Protesting the world’s wrongs has been a rite of passage for generations of American youth, buoyed by our strong laws protecting free speech and free assembly. Yet the students and other demonstrators disrupting college campuses this spring are being taught the wrong lesson — for as admirable as it can be to stand up for your beliefs, there are no guarantees that doing so will be without consequence.

The highest calling of a university is to craft a culture of open inquiry, one where both free speech and academic freedom are held as ideals. Protest is part of that culture, and the issue around which so many of the current demonstrations are centered — U.S. involvement in the Israel-Hamas conflict — ought to be fiercely and regularly debated on college campuses.

The Constitutional right to free speech is the protection against government interference restricting speech.

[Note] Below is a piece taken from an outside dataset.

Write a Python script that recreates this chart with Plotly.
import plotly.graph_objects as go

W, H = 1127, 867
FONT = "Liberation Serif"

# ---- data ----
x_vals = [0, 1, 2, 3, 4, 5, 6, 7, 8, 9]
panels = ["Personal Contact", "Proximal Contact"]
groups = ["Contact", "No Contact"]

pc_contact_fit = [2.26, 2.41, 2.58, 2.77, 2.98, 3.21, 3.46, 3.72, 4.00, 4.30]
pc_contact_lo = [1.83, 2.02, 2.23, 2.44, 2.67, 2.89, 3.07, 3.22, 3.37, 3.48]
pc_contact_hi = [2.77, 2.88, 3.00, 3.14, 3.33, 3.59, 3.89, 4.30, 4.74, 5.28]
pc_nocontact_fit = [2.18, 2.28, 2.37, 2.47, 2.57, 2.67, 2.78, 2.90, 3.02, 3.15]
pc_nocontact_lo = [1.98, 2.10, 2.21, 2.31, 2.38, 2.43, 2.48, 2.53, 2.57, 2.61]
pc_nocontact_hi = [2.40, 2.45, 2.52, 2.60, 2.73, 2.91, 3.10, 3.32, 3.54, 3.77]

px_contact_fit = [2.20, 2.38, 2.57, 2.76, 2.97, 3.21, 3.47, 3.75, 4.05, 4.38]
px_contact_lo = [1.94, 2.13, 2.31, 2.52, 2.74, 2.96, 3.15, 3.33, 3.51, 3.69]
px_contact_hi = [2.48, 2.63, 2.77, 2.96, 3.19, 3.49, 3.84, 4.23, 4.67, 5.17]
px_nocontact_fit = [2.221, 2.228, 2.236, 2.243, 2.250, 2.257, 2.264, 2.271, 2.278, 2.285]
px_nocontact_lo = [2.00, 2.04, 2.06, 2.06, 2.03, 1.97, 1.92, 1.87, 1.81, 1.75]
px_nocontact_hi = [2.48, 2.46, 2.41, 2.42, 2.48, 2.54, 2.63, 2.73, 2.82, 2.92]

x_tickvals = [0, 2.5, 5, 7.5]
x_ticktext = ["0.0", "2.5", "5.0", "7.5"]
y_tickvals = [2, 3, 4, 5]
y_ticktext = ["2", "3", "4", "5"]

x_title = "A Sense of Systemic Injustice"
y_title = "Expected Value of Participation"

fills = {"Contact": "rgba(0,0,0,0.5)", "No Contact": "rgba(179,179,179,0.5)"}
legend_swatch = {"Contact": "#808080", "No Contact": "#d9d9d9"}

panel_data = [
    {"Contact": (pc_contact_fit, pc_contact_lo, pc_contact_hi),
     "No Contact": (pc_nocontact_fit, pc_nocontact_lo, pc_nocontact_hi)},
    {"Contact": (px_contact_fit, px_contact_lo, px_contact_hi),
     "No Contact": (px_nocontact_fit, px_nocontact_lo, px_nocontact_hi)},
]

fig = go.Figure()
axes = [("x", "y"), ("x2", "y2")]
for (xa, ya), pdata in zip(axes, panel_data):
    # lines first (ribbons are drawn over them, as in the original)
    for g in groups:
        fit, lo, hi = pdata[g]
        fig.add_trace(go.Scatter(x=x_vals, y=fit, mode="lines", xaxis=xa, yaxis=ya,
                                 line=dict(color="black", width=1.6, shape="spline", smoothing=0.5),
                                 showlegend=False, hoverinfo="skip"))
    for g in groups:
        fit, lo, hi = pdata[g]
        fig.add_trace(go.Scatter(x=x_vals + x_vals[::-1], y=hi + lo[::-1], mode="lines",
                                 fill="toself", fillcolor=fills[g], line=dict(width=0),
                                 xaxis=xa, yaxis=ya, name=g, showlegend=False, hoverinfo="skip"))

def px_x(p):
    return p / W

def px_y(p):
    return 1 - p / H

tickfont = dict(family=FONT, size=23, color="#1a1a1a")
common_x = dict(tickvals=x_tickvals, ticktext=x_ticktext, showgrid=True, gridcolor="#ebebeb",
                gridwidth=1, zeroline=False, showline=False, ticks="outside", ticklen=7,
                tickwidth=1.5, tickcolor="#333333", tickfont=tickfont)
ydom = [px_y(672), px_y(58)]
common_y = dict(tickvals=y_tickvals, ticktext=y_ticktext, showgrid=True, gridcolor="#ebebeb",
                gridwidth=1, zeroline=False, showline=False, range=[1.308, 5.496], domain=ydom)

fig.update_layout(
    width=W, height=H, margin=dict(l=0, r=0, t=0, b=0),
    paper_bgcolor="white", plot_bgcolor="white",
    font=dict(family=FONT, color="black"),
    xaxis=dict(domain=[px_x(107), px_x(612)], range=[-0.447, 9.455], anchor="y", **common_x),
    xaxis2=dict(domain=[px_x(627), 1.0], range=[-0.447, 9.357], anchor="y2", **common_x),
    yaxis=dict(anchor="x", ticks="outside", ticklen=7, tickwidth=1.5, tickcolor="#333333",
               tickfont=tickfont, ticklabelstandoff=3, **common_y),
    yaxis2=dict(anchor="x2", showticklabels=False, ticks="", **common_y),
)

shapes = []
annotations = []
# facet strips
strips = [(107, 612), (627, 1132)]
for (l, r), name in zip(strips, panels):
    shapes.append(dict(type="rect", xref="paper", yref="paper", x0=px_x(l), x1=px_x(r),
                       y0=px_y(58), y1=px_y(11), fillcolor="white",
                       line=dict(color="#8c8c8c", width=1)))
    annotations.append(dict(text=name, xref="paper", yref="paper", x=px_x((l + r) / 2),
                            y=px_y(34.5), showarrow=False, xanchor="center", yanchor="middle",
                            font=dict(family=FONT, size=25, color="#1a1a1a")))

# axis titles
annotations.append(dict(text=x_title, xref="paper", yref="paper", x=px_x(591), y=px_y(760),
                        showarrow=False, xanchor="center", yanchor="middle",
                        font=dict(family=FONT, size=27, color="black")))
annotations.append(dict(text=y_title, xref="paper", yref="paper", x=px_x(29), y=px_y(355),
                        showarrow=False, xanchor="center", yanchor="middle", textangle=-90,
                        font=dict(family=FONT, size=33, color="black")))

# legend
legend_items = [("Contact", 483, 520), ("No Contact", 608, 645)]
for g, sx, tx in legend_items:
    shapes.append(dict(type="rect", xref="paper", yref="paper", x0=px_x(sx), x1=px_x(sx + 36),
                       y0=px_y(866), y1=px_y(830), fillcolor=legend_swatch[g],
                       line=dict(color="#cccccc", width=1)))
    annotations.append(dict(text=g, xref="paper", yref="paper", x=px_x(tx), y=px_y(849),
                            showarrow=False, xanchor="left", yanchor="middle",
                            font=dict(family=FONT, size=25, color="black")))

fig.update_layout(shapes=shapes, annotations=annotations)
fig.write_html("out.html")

Therefore, leaders at public universities, which are funded by government, have a heightened duty to respect those boundaries. Private institutions don’t have the same legal obligations, but that doesn’t relieve them of the responsibility to encourage open dialogue whenever and wherever possible on their campuses. It’s essential to the pursuit of learning.

In the real world, though, this can get messy, and nuance is required when free speech comes into tension with protecting academic freedom. The earliest universities to adopt the principle of academic freedom did so to thwart interference and influence from totalitarian states and religious zealotry. Today, the American Association of University Professors defines it as “the freedom of a teacher or researcher in higher education to investigate and discuss the issues in his or her academic field, and to teach or publish findings without interference from political figures, boards of trustees, donors or other entities.”

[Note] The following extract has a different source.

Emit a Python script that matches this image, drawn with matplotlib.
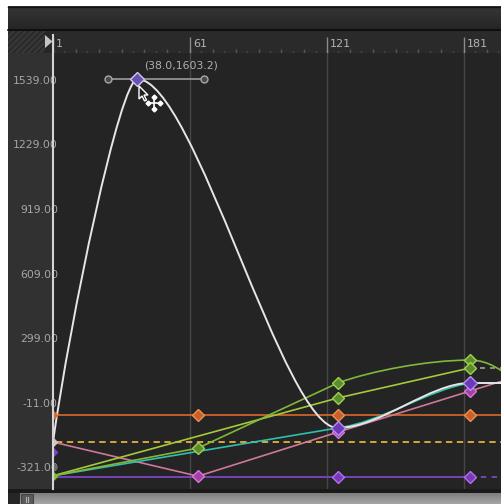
import numpy as np
import matplotlib
matplotlib.use("Agg")
import matplotlib.pyplot as plt
import matplotlib.transforms as mtrans
from matplotlib.path import Path
from matplotlib.patches import PathPatch, Rectangle, Polygon

########## data (frame, value) ##########
frame_ticks = [1, 61, 121, 181]
value_ticks = [1539.00, 1229.00, 919.00, 609.00, 299.00, -11.00, -321.00]
key_frames = [64.5, 125.8, 183.6]

# selected curve: bezier nodes P0 C C P1 C C P2 ...
white_nodes = [(1, -141), (8.5, 446), (30.3, 1603.2), (38.0, 1603.2),
               (62.8, 1603.2), (102.2, -83), (125.8, -73),
               (144.2, -73), (166.1, 143), (183.6, 143)]
white_keys_f = [38.0, 125.8, 183.6]
white_keys_v = [1603.2, -73, 143]
peak_label = "(38.0,1603.2)"
handle_f = [25.1, 67.1]
handle_v = [1603.2, 1603.2]

teal_f = [1, 125.8]
teal_v = [-303, -73]
teal_nodes = [(125.8, -73), (145, -45), (165, 110), (183.6, 143)]

pink_f = [1, 64.5, 125.8, 183.6, 200]
pink_v = [-141, -305, -93, 104, 160]

greenA_f = [1, 64.5, 125.8]
greenA_v = [-303, -170, 143]
greenA_nodes = [(125.8, 143), (140, 200), (165, 253), (183.6, 253),
                (192, 253), (198, 200), (205, 140)]
greenA_keys = [-170, 143, 253]

greenB_f = [1, 125.8, 183.6]
greenB_v = [-303, 71, 215]

orange_v = -11
yellow_v = -141
purple_v = -310
start_marks = {"#d9692b": -11, "#d8c0c8": -141, "#7b45c4": -189, "#6a6a6a": -261, "#86bb34": -303}
#########################################

C_WHITE = "#e6e6e6"
C_ORANGE = "#d9692b"
C_YELLOW = "#e2b43a"
C_PURPLE = "#7b45c4"
C_PINK = "#d07898"
C_TEAL = "#2fbfae"
C_GA = "#80b83a"
C_GB = "#a6c93a"

W, H = 501, 504
fig = plt.figure(figsize=(W / 100, H / 100), dpi=100)
fig.patch.set_facecolor("white")

# ---- background chrome, pixel coords ----
bg = fig.add_axes([0, 0, 1, 1], zorder=0)
bg.axis("off")
bg.add_patch(Rectangle((8, 6), W - 8, H - 6, color="#232323", lw=0, zorder=0))
grad = np.linspace(0, 1, 50).reshape(-1, 1)
bg.imshow(grad, cmap=matplotlib.colors.LinearSegmentedColormap.from_list("h", ["#363636", "#252525"]),
          extent=[8, W, 30, 6], aspect="auto", interpolation="bilinear", zorder=1)
bg.plot([8, W], [6.5, 6.5], color="#111111", lw=1, zorder=2)
bg.plot([8, W], [30, 30], color="#0c0c0c", lw=1.2, zorder=2)
bg.add_patch(Rectangle((8, 31), 45, 22, color="#262626", lw=0, zorder=2))
clip = Rectangle((8, 31), 37, 22, transform=bg.transData)
for x0 in range(-20, 50, 6):
    ln, = bg.plot([x0, x0 + 22], [53, 31], color="#363636", lw=2, zorder=3)
    ln.set_clip_path(clip)
bg.add_patch(Rectangle((8, 53), 45, 436, color="#313131", lw=0, zorder=2))
bg.add_patch(Rectangle((8, 489), W - 8, 4, color="#1a1a1a", lw=0, zorder=2))
bg.imshow(grad, cmap=matplotlib.colors.LinearSegmentedColormap.from_list("s", ["#7e7e7e", "#a6a6a6"]),
          extent=[20, W, H, 493], aspect="auto", interpolation="bilinear", zorder=3)
bg.add_patch(Rectangle((8, 493), 12, 11, color="#262626", lw=0, zorder=3))
bg.set_xlim(0, W)
bg.set_ylim(H, 0)

# ---- main graph ----
ax = fig.add_axes([53 / W, 15 / H, 448 / W, 436 / H], zorder=1)
ax.set_facecolor("#242424")
for s in ax.spines.values():
    s.set_visible(False)
ax.set_xticks([])
ax.set_yticks([])
ax.set_xlim(1, 197.2)
ax.set_ylim(-366.6, 1728.8)

for f in frame_ticks[1:]:
    ax.axvline(f, color="#474747", lw=1, zorder=1)


def bez(nodes, color, lw=1.2, z=3):
    codes = [Path.MOVETO] + [Path.CURVE4] * (len(nodes) - 1)
    ax.add_patch(PathPatch(Path(nodes, codes), fc="none", ec=color, lw=lw, zorder=z))


def keys(f, v, fc, ec, ms=6.5, z=6):
    ax.plot(f, v, ls="none", marker="D", ms=ms, mfc=fc, mec=ec, mew=1, zorder=z)


ax.plot([1, 200], [orange_v, orange_v], color=C_ORANGE, lw=1.2, zorder=2)
ax.plot([2.5, 200], [yellow_v, yellow_v], color=C_YELLOW, lw=1.3, ls=(0, (3.5, 2.5)), zorder=2)
ax.plot([1, key_frames[-1]], [purple_v, purple_v], color=C_PURPLE, lw=1.3, zorder=2)
ax.plot([key_frames[-1], 200], [purple_v, purple_v], color=C_PURPLE, lw=1.3, ls=(0, (3, 3)), zorder=2)
ax.plot(pink_f, pink_v, color=C_PINK, lw=1.2, zorder=3)
ax.plot(teal_f, teal_v, color=C_TEAL, lw=1.2, zorder=3)
bez(teal_nodes, C_TEAL)
ax.plot(greenB_f, greenB_v, color=C_GB, lw=1.2, zorder=3)
ax.plot([greenB_f[-1], 200], [greenB_v[-1]] * 2, color="#9aa88a", lw=1.2, ls=(0, (3, 3)), zorder=3)
ax.plot(greenA_f, greenA_v, color=C_GA, lw=1.2, zorder=3)
bez(greenA_nodes, C_GA)
bez(white_nodes, C_WHITE, lw=1.4, z=4)
ax.plot([white_nodes[-1][0], 200], [white_nodes[-1][1]] * 2, color=C_WHITE, lw=1.4, zorder=4)

for c, v in start_marks.items():
    ax.plot([1], [v], ls="none", marker="D", ms=4.5, mfc=c, mec=c, zorder=5)

keys(key_frames, [orange_v] * 3, "#c8602a", "#f09050")
keys(key_frames[1:], [purple_v] * 2, "#7a3ab8", "#b070f0")
keys(key_frames, greenA_keys, "#5c8c2c", "#a0d050")
keys(key_frames[1:], greenB_v[1:], "#5c8c2c", "#a0d050")
keys(key_frames, pink_v[1:4], "#a040a8", "#d878d8")
keys(white_keys_f[1:], white_keys_v[1:], "#6a3ab8", "#b890f0", ms=7.5)

# tangent handle on the selected key
ax.plot(handle_f, handle_v, color="#8a8a8a", lw=1.4, zorder=7)
ax.plot(handle_f, handle_v, ls="none", marker="o", ms=5, mfc="#4a4a4a", mec="#a8a8a8", mew=1, zorder=7)
keys([white_keys_f[0]], [white_keys_v[0]], "#6a50b0", "#d0c8f0", ms=7, z=8)
ax.text(57.1, 1671, peak_label, ha="center", va="center", color="#b0b0b0", fontsize=7.8, zorder=8)

# value labels (drawn a little above their value, as in the editor)
lab_tr = mtrans.blended_transform_factory(ax.transAxes, ax.transData) + \
    mtrans.ScaledTranslation(0, 11.5 / 100, fig.dpi_scale_trans)
for v in value_ticks:
    ax.text(0.011, v, f"{v:.2f}", transform=lab_tr, ha="right", va="center",
            color="#a6a6a6", fontsize=7.8, clip_on=False, zorder=0)

# ---- ruler ----
ru = fig.add_axes([53 / W, (H - 53) / H, 448 / W, 22 / H], zorder=1, sharex=ax)
ru.set_facecolor("#2a2a2a")
for s in ru.spines.values():
    s.set_visible(False)
ru.tick_params(left=False, bottom=False, labelleft=False, labelbottom=False)
ru.set_ylim(0, 1)
minor = np.arange(1, 198, 5)
ru.vlines(minor, 0, 0.1, color="#4c4c4c", lw=1)
ru.vlines(minor[::2], 0, 0.18, color="#555555", lw=1)
ru.vlines(frame_ticks, 0, 0.75, color="#8a8a8a", lw=1)
lt = ru.transData + mtrans.ScaledTranslation(3 / 100, 0, fig.dpi_scale_trans)
for f in frame_ticks:
    ru.text(f, 0.43, str(f), transform=lt, ha="left", va="center", color="#b4b4b4", fontsize=8)
ru.set_xlim(1, 197.2)

# ---- foreground: playhead, cursor, scrollbar knob ----
fg = fig.add_axes([0, 0, 1, 1], zorder=5)
fg.axis("off")
fg.patch.set_alpha(0)
fg.plot([53, 53], [35, 489], color="#d4d4d4", lw=1.5)
fg.add_patch(Polygon([(45, 35), (45, 48), (52.5, 41.5)], color="#c4c4c4", lw=0))
arrow = np.array([(0, 0), (0, 13), (3, 10), (5.5, 15), (7.5, 14), (5, 9), (9, 9)])
fg.add_patch(Polygon(arrow + (139, 86), fc="#202020", ec="white", lw=1))
cx, cy = 154, 103
fg.plot([cx - 6, cx + 6], [cy, cy], color="white", lw=1.2)
fg.plot([cx, cx], [cy - 6, cy + 6], color="white", lw=1.2)
fg.plot([cx - 6, cx + 6, cx, cx], [cy, cy, cy - 6, cy + 6], ls="none", marker="D", ms=2.5, color="white")
fg.add_patch(Rectangle((21, 494), 12, 10, fc="#5a5a5a", ec="#444444", lw=0.8))
fg.plot([26, 26], [497, 502], color="#b0b0b0", lw=0.8)
fg.plot([28.5, 28.5], [497, 502], color="#b0b0b0", lw=0.8)
fg.set_xlim(0, W)
fg.set_ylim(H, 0)

fig.savefig("out.png", dpi=100, facecolor=fig.get_facecolor())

Student codes of conduct and other guidelines are meant to relieve some of the tension between free speech and academic freedom, as well as to ensure that schools are in compliance with government regulations and laws. Every campus has them. But rules matter only when guardrails are consistently upheld. It’s in that enforcement that the leadership of too many universities has fallen short.

The point of protest is to break such rules, of course, and to disrupt daily routines so profoundly as to grab on to the world’s attention and sympathies. Campuses should be able to tolerate some degree of disruption, which is inherent to any protest. That makes it even more important that school administrators respond when the permissible limits for speech are violated.